Problem requirements:
Only the lines starting at the one with "Convert this chart to Bokeh code." and ending at the one with "p.grid.visible = False" should be copied, exactly and with both ends kept.
### Given information ###
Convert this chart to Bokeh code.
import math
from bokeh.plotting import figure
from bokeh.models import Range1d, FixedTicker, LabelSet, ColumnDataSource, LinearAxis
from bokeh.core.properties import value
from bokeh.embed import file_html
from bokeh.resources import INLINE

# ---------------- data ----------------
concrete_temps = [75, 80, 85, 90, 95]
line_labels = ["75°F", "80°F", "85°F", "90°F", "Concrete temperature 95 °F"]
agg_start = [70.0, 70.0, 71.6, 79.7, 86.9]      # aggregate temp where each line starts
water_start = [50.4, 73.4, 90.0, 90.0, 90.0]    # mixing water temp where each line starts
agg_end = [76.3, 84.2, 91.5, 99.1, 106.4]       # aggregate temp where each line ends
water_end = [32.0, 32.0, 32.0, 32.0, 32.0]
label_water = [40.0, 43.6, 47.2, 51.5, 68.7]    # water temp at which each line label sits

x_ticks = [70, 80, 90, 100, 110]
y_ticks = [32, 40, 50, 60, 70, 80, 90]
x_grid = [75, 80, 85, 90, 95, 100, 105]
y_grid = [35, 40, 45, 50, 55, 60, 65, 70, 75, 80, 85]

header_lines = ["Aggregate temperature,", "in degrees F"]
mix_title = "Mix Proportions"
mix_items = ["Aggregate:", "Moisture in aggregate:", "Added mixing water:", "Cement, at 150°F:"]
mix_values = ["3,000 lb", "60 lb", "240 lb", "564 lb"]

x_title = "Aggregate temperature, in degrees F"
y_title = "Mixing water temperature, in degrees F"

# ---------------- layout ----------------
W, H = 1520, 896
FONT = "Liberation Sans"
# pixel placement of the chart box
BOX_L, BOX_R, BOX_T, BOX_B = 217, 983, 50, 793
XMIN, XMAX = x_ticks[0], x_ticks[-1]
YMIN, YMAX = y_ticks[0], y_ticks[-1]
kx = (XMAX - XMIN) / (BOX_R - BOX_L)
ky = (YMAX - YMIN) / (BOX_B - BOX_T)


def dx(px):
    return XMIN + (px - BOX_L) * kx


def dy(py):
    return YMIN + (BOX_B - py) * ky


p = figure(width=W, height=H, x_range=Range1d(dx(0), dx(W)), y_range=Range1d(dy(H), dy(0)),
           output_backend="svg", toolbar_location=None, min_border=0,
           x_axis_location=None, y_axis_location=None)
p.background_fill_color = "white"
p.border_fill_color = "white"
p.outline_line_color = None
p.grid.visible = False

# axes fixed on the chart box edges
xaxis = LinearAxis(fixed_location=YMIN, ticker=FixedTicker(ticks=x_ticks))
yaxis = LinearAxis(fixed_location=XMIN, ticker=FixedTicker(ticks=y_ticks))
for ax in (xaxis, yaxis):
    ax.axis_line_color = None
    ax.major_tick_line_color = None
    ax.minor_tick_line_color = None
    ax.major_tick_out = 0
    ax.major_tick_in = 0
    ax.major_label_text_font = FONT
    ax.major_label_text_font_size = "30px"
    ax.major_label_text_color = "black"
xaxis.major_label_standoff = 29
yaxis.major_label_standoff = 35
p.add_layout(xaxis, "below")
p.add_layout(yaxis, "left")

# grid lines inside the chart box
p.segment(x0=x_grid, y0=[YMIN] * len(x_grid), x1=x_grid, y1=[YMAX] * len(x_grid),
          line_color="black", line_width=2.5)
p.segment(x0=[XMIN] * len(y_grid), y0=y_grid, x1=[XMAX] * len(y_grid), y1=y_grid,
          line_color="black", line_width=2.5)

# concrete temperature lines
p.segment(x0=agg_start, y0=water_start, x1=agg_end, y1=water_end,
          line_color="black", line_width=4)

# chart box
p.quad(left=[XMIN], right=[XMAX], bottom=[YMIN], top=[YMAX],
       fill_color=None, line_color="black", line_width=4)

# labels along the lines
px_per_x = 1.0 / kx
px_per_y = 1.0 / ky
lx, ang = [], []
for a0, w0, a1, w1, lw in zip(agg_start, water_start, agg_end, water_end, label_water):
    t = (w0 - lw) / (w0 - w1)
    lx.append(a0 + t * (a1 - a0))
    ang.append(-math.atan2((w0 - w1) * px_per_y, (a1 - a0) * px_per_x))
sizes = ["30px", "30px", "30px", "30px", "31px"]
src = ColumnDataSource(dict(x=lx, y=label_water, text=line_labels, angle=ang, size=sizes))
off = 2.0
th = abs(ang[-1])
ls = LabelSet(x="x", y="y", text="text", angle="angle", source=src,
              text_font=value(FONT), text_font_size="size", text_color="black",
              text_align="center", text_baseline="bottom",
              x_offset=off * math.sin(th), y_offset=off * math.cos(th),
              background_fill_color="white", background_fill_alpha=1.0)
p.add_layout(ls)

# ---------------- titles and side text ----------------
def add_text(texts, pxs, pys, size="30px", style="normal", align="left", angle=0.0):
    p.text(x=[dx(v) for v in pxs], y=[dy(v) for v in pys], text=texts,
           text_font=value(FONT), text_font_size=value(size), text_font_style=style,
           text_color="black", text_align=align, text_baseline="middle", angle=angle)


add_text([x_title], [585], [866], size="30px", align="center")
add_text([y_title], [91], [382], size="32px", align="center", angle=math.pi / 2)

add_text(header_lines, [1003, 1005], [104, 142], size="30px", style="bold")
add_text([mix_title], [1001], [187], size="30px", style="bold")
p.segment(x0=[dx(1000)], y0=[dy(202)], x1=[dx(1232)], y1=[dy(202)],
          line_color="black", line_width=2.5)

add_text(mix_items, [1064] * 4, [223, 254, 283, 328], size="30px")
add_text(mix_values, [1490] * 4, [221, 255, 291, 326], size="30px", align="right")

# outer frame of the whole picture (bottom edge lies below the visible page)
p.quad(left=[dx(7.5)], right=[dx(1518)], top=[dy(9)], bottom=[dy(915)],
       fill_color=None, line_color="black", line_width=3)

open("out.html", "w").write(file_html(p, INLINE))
###
### Given information ###
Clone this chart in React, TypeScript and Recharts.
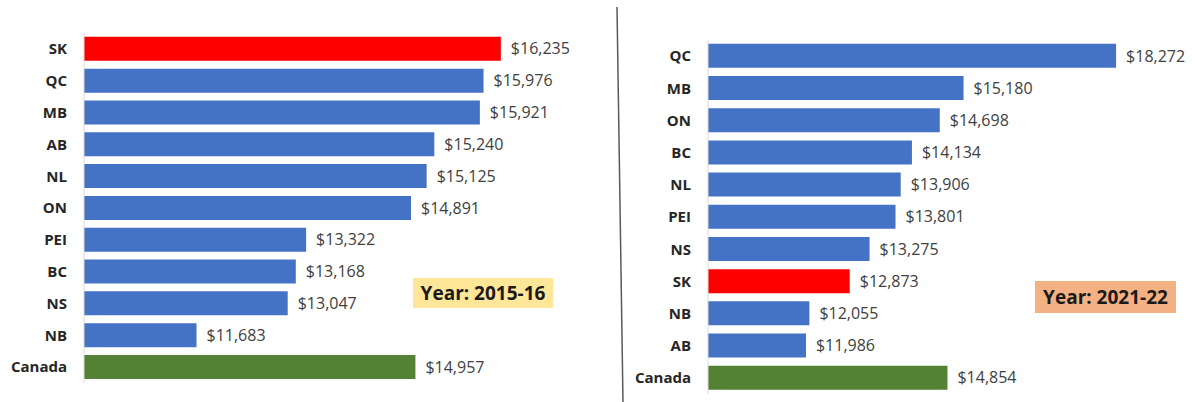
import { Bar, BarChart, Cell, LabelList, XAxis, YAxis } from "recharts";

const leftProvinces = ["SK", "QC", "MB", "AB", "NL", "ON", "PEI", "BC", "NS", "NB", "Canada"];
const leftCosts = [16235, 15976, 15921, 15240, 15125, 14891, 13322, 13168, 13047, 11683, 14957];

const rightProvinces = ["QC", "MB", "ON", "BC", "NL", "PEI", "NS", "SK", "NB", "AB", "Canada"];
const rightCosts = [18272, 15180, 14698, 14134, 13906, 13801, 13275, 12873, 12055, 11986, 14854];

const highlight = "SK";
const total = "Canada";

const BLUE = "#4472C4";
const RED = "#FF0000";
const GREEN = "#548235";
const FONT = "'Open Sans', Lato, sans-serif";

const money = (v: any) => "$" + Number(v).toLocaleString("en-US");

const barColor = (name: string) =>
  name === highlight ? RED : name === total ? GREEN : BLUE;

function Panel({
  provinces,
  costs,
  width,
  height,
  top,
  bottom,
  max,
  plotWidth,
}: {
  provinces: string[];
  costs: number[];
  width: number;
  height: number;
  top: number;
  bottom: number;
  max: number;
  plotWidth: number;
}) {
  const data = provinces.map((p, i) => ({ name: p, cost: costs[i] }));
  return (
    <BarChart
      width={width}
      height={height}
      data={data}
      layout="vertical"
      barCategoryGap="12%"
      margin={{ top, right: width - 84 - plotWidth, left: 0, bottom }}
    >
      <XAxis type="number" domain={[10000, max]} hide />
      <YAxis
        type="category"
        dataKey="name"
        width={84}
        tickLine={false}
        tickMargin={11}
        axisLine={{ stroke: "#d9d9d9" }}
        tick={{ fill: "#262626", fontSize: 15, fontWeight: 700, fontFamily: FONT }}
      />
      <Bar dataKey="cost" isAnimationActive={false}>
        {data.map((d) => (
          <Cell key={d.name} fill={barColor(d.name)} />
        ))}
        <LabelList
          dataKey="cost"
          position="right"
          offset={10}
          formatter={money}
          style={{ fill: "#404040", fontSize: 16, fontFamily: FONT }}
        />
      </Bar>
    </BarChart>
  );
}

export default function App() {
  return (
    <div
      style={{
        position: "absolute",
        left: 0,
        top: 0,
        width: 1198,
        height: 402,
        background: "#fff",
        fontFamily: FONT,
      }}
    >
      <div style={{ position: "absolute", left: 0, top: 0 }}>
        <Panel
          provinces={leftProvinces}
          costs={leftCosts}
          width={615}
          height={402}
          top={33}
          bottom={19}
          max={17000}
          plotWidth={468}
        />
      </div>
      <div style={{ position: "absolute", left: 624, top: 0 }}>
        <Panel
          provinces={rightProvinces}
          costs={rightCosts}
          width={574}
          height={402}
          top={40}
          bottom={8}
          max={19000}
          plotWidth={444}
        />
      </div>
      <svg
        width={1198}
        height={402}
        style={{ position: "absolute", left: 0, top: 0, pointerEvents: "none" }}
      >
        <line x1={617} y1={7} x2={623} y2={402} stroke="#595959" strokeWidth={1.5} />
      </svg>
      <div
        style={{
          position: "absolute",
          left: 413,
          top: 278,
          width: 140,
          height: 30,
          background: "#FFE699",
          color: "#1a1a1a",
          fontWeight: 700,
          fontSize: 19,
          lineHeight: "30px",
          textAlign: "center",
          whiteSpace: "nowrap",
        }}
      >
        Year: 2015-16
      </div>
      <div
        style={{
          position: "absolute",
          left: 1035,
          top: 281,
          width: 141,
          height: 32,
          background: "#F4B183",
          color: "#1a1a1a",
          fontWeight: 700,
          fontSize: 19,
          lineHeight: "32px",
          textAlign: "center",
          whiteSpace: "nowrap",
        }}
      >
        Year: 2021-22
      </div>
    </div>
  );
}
###
### Given information ###
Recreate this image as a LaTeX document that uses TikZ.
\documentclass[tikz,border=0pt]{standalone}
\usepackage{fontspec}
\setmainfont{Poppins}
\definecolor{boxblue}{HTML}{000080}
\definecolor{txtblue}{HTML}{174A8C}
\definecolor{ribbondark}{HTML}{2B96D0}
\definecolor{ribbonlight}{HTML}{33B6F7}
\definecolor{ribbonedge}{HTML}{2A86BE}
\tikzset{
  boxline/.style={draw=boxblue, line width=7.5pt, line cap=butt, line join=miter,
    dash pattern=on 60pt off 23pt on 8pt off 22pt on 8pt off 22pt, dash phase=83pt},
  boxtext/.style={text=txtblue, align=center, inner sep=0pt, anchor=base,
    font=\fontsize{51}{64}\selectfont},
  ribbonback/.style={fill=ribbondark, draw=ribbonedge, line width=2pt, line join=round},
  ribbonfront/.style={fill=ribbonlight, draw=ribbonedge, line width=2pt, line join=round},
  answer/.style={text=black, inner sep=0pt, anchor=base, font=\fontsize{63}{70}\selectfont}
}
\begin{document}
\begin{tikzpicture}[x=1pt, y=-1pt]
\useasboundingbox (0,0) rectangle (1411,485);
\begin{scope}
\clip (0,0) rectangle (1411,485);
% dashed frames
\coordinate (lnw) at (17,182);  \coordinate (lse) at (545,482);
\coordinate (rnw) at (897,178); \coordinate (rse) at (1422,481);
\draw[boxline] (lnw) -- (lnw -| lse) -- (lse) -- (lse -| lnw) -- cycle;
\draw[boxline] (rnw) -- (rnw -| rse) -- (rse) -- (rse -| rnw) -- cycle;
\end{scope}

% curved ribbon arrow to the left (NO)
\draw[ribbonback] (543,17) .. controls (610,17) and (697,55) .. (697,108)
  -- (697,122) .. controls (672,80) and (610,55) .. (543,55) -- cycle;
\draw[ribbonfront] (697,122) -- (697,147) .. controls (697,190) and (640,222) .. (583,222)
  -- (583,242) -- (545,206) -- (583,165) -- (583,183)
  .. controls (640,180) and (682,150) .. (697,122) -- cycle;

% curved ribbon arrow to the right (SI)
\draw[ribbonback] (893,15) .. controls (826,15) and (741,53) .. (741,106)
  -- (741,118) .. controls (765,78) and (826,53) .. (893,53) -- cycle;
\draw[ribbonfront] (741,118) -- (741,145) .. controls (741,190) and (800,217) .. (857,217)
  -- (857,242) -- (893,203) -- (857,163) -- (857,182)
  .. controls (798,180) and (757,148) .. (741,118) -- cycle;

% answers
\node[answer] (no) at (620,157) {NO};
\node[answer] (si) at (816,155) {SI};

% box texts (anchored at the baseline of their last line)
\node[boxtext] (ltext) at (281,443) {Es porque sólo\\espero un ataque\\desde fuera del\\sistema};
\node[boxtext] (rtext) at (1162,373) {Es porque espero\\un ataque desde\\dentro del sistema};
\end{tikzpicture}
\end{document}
###
Answer for this exercise:
Convert this chart to Bokeh code.
import math
from bokeh.plotting import figure
from bokeh.models import Range1d, FixedTicker, LabelSet, ColumnDataSource, LinearAxis
from bokeh.core.properties import value
from bokeh.embed import file_html
from bokeh.resources import INLINE

# ---------------- data ----------------
concrete_temps = [75, 80, 85, 90, 95]
line_labels = ["75°F", "80°F", "85°F", "90°F", "Concrete temperature 95 °F"]
agg_start = [70.0, 70.0, 71.6, 79.7, 86.9]      # aggregate temp where each line starts
water_start = [50.4, 73.4, 90.0, 90.0, 90.0]    # mixing water temp where each line starts
agg_end = [76.3, 84.2, 91.5, 99.1, 106.4]       # aggregate temp where each line ends
water_end = [32.0, 32.0, 32.0, 32.0, 32.0]
label_water = [40.0, 43.6, 47.2, 51.5, 68.7]    # water temp at which each line label sits

x_ticks = [70, 80, 90, 100, 110]
y_ticks = [32, 40, 50, 60, 70, 80, 90]
x_grid = [75, 80, 85, 90, 95, 100, 105]
y_grid = [35, 40, 45, 50, 55, 60, 65, 70, 75, 80, 85]

header_lines = ["Aggregate temperature,", "in degrees F"]
mix_title = "Mix Proportions"
mix_items = ["Aggregate:", "Moisture in aggregate:", "Added mixing water:", "Cement, at 150°F:"]
mix_values = ["3,000 lb", "60 lb", "240 lb", "564 lb"]

x_title = "Aggregate temperature, in degrees F"
y_title = "Mixing water temperature, in degrees F"

# ---------------- layout ----------------
W, H = 1520, 896
FONT = "Liberation Sans"
# pixel placement of the chart box
BOX_L, BOX_R, BOX_T, BOX_B = 217, 983, 50, 793
XMIN, XMAX = x_ticks[0], x_ticks[-1]
YMIN, YMAX = y_ticks[0], y_ticks[-1]
kx = (XMAX - XMIN) / (BOX_R - BOX_L)
ky = (YMAX - YMIN) / (BOX_B - BOX_T)


def dx(px):
    return XMIN + (px - BOX_L) * kx


def dy(py):
    return YMIN + (BOX_B - py) * ky


p = figure(width=W, height=H, x_range=Range1d(dx(0), dx(W)), y_range=Range1d(dy(H), dy(0)),
           output_backend="svg", toolbar_location=None, min_border=0,
           x_axis_location=None, y_axis_location=None)
p.background_fill_color = "white"
p.border_fill_color = "white"
p.outline_line_color = None
p.grid.visible = False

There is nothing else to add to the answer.